Another option at field corner is senior Robbie Buckner (5-10, 176).

"Robbie (Buckner) is someone who knows the system and someone I trust completely," said Howell.

The first player off the bench looks to be senior Mike Hague (5-10, 190), who has logged good practice time at both free safety and at boundary corner. "Mike will be the guy we'll look at to play free safety in the nickel and someone who can sub in at either corner or at safety, so he'll play an important role for us this year," said Howell.

Nickel here to stay

Coach Bronco Mendenhall was a pioneer of the 3-3-5 system — bringing the formation to BYU when he joined then-coach Gary Crowton's staff in 2003. In 2006, he switched to a more traditional 3-4 base, which featured almost no use of five defensive backs (nickel formation).

Now it appears as if Mendenhall is trending back to his roots. Five defensive backs were used frequently down the stretch of last season and look to be a staple of this year's defense.

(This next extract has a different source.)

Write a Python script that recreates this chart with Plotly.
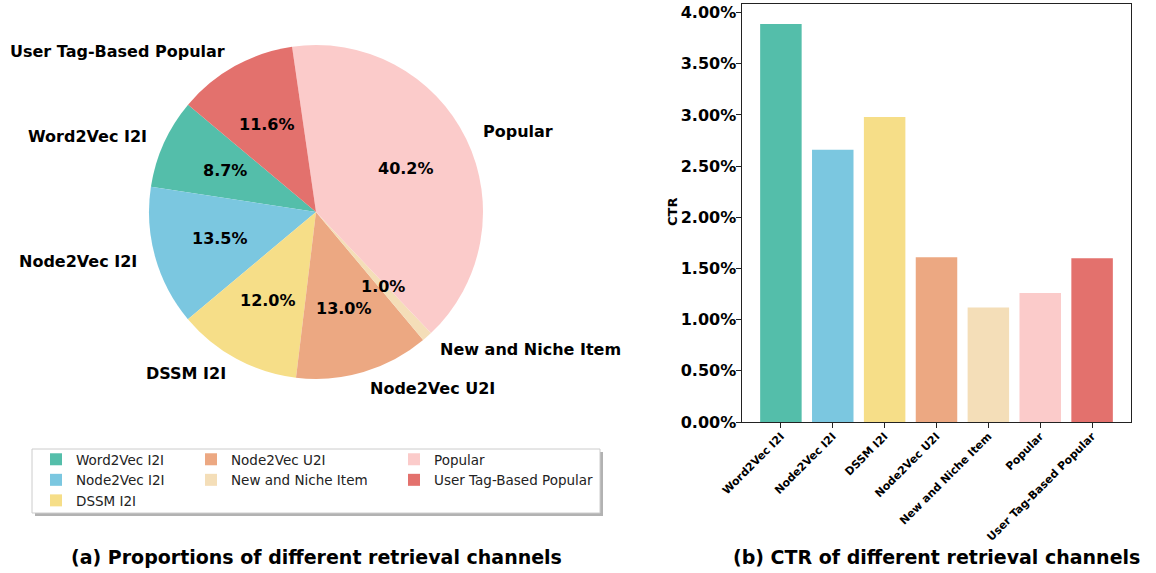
import math
import plotly.graph_objects as go

W, H = 1156, 573

channels = ["Word2Vec I2I", "Node2Vec I2I", "DSSM I2I", "Node2Vec U2I",
            "New and Niche Item", "Popular", "User Tag-Based Popular"]
proportions = [8.7, 13.5, 12.0, 13.0, 1.0, 40.2, 11.6]
ctr = [0.0389, 0.0266, 0.0298, 0.0161, 0.0112, 0.0126, 0.0160]
colors = ["#54BEAA", "#7BC7E0", "#F6DE88", "#ECA882", "#F4DEB8", "#FBCBCA", "#E3716D"]
legend_cols = ["legend", "legend", "legend", "legend2", "legend2", "legend3", "legend3"]
ytick_vals = [0.0, 0.005, 0.01, 0.015, 0.02, 0.025, 0.03, 0.035, 0.04]

FONT = "DejaVu Sans"


def px(x):
    return x / W


def py(y):
    return 1 - y / H


# pie geometry (pixels)
CX, CY, R = 316, 212, 167
START = 140.0
total = sum(proportions)
first_span = 360.0 * proportions[0] / total

fig = go.Figure()

fig.add_trace(go.Pie(
    labels=channels, values=proportions, sort=False,
    direction="counterclockwise", rotation=-(START + first_span - 90),
    marker=dict(colors=colors, line=dict(width=0)),
    textinfo="none", showlegend=False, hoverinfo="label+percent",
    domain=dict(x=[px(CX - R), px(CX + R)], y=[py(CY + R), py(CY - R)]),
))

for name, val, col, lg in zip(channels, ctr, colors, legend_cols):
    fig.add_trace(go.Bar(
        x=[name], y=[val], name=name, marker=dict(color=col, line=dict(width=0)),
        width=0.8, legend=lg, xaxis="x", yaxis="y",
    ))

annotations = []
ang = START
for name, val in zip(channels, proportions):
    span = 360.0 * val / total
    mid = math.radians(ang + span / 2)
    ang += span
    c, s = math.cos(mid), math.sin(mid)
    lx = CX + 1.1 * R * c
    ly = CY - 1.1 * R * s
    annotations.append(dict(
        x=px(lx), y=py(ly), xref="paper", yref="paper", text=name, showarrow=False,
        xanchor="left" if c > 0 else "right", yanchor="middle",
        font=dict(family=FONT, size=16, color="black", weight="bold"),
    ))
    tx = CX + 0.6 * R * c
    ty = CY - 0.6 * R * s
    annotations.append(dict(
        x=px(tx), y=py(ty), xref="paper", yref="paper", text=f"{val:.1f}%", showarrow=False,
        xanchor="center", yanchor="middle",
        font=dict(family=FONT, size=16, color="black", weight="bold"),
    ))

annotations.append(dict(
    x=px(316), y=py(557), xref="paper", yref="paper",
    text="(a) Proportions of different retrieval channels", showarrow=False,
    xanchor="center", yanchor="middle",
    font=dict(family=FONT, size=19, color="black", weight="bold")))
annotations.append(dict(
    x=px(936.5), y=py(557), xref="paper", yref="paper",
    text="(b) CTR of different retrieval channels", showarrow=False,
    xanchor="center", yanchor="middle",
    font=dict(family=FONT, size=19, color="black", weight="bold")))
annotations.append(dict(
    x=px(672.5), y=py(212.5), xref="paper", yref="paper", text="CTR", showarrow=False,
    textangle=-90, xanchor="center", yanchor="middle",
    font=dict(family=FONT, size=13, color="black", weight="bold")))

# legend frame (shadow + box)
shapes = [
    dict(type="rect", xref="paper", yref="paper", x0=px(35), x1=px(603), y0=py(516), y1=py(452),
         fillcolor="rgba(0,0,0,0.3)", line=dict(width=0), layer="below"),
    dict(type="rect", xref="paper", yref="paper", x0=px(32), x1=px(600), y0=py(513), y1=py(449),
         fillcolor="white", line=dict(color="#cccccc", width=1), layer="below"),
]

leg_font = dict(family=FONT, size=13.5, color="#222222")


def leg(xpix):
    return dict(x=px(xpix), y=py(444), xanchor="left", yanchor="top", orientation="v",
                bgcolor="rgba(0,0,0,0)", borderwidth=0, font=leg_font,
                tracegroupgap=0, itemsizing="constant", itemwidth=30)


Y0, Y1 = 422, 4
fig.update_layout(
    width=W, height=H, margin=dict(l=0, r=0, t=0, b=0),
    template="none", paper_bgcolor="white", plot_bgcolor="white",
    font=dict(family=FONT, color="black"),
    barmode="overlay", bargap=0.2,
    xaxis=dict(domain=[px(742), px(1131)], type="category", categoryorder="array",
               categoryarray=channels, range=[-0.75, 6.75],
               showline=True, mirror=True, linecolor="#222222", linewidth=1.2,
               ticks="outside", ticklen=4.5, tickwidth=1, tickcolor="#222222",
               tickangle=-45, showgrid=False, zeroline=False, automargin=False,
               ticklabelstandoff=-2,
               tickfont=dict(family=FONT, size=11, color="black", weight="bold")),
    yaxis=dict(domain=[py(Y0), py(Y1)], range=[0, 0.0389 * 1.05],
               tickvals=ytick_vals, tickformat=".2%",
               showline=True, mirror=True, linecolor="#222222", linewidth=1.2,
               ticks="outside", ticklen=4.5, tickwidth=1, tickcolor="#222222",
               showgrid=False, zeroline=False, automargin=False,
               ticklabelstandoff=-3,
               tickfont=dict(family=FONT, size=16, color="black", weight="bold")),
    legend=leg(36), legend2=leg(191), legend3=leg(394),
    annotations=annotations, shapes=shapes,
)

fig.write_html("out.html", config={"displayModeBar": False},
               post_script="document.body.style.margin='0px';")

"It's just the progression of our base 3-4 defense," explained Howell. "Teams are going with more spread formations, so it's progressing our system so we can better match up with those offenses. We have players that know our base concept well, so we can do some more things and throw some more stuff at them formation-wise and it's been good. It's something we'll use a lot this year and something we're confident with and our players are confident with."